2016 Panel at SIOE Conference

June 16, 2016
Sciences Po, Paris, France

Workshop alumni Yuan Li, Stanislao Maldonado, Israel Marques, and Michael Rochlitz presented papers at a session in honor of Douglass North focussing on Violence and politics at the 2016 SIOE conference. SIOE was formerly known as the International Society for New Institutional Economics (ISNIE). Mary Shirley was the organizer and chair, and Thrainn Eggertsson was the commentator.

2016 SIOE


Accountability in Autocracies with Multidimensional Policies
Mario Gilli
University of Milan-Bicocca
Yuan Li
University of Duisburg-Essen

Any political leader, even an autocrat, must be judged by her supporters and by the citizens. Autocratic regimes control the diffusion of information through the country so that the effects of some policies are more opaque thus difficult to be evaluated. This paper looks at the effect of multidimensional policies on the functioning of autocracies. Our main objective in this paper is to study the effects of these differences in public perception on the dictator's accountability towards the selectorate and the citizens. First, we generalize the available results on accountability in autocratic polities, showing that the region of the selectorate's de facto power such that reciprocal accountability works shrinks as opacity increases. Second, we show that both the probability of full efficient and full inefficient policies decrease as opacity increases. Third, we find the dictator and the selectorate might have a conflict on the optimal amount of transparency. Finally, we find that the size of the parameters’ regions where a dictator implements efficient policies change non-monotonically with respect to opacity.

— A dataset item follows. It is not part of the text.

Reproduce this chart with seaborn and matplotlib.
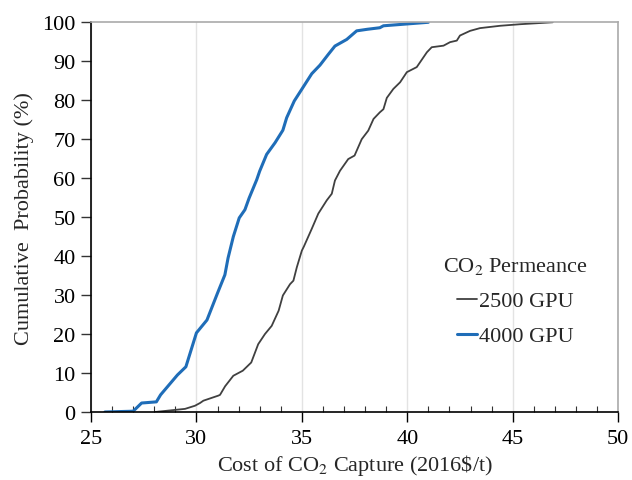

More Money, Less Violence?
The Effects of a Natural Resource Boom on Local Electoral Violence in Peru
Stanislao Maldonado
Universidad del Rosario
Juan Vargas
Universidad del Rosario
Ben Crost
University of Illinois at Urbana-Champaign

How do resource booms affect politicians' decisions to use violence to contest elections? Using a unique dataset on local government elections in Peru, we examine the impact of an exogenous increase in mining rents on electoral violence. While the relationship between natural resources and civil conflict in weak institutional environments has been largely explored, little is known about how natural resources affect politicians' choices of violeny means to affect election results. We find that electoral violence increases as resource rents increase, but only up to a certain threshold. When rents become very high, electoral conflict is negatively associated with mining royalties. This non-monotonic relationship fits with the North, Wallis, Weingast (2009) model of a limited access society. As rents increase, dominant elites have greater incentives and more capacity to monopolize the means of violence in order to strengthen their control over rents. Their large and growing rents enable them to buy electoral support, buy off opponents, and discourage violent challenges.

Binding Ties, Binding Commitments:
Evidence from Public-Private Partnerships in Vocational Education
Israel Marques II
Higher School of Economics

Work on the political economy of investment emphasizes the importance of credible commitments between firms and the state for development. How can credible commitment be generated in environments characterized by pervasive state-led violence, expropriation, and weak institutions? This paper explores this question through the lens of public-private partnerships in vocational education in Russia’s regions. Research on the OECD emphasizes a strong civil society – unions and employers’ associations – along with free-markets and good state institutions as crucial for cooperative co-investment in vocational education. Yet in many Russian regions, cooperative vocational education reforms have emerged despite weak civil society, poorly functioning markets, and pervasive state predation. In this paper, I argue that absent strong formal institutions, personal ties between state officials and the business community can generate credible commitments and co-investment. Pervasive connections allow firms to acquire information about potential partners within the state and punish low-level officials for misbehavior, mitigating fears of expropriation. The state in turn can insure that firms cannot free-ride on cooperative institutions, creating credibility between firms. To test this theory I take advantage of an original dataset of all public-private partnership contracts between Russian firms and public vocational education institutions for 2013. This work has important implications for research on business-state relations and investment in violent, weakly institutionalized settings.

Violent Pressure on Business and the Size of the Informal Economy:
Evidence from Russian Regions
Michael Rochlitz
Higher School of Economics

Does violent pressure on business influence the decision of firms to stay in the informal economy? Using evidence from Russian regions, this papers finds that the result depends on the type of violence. Physical violence in a given region is positively correlated with the number of people working outside the corporate sector, but negatively with the degree of competition from the informal sector. On the other hand, insecure property rights for entrepreneurs and investors increase the amount of competition from the informal economy. These findings are consistent with a theory where firms seek the protection of the formal economy against different types of physical violence in regions with decentralized predation, but hide in the informal economy against predatory state officials and corporate raiders in regions where predation is centralized.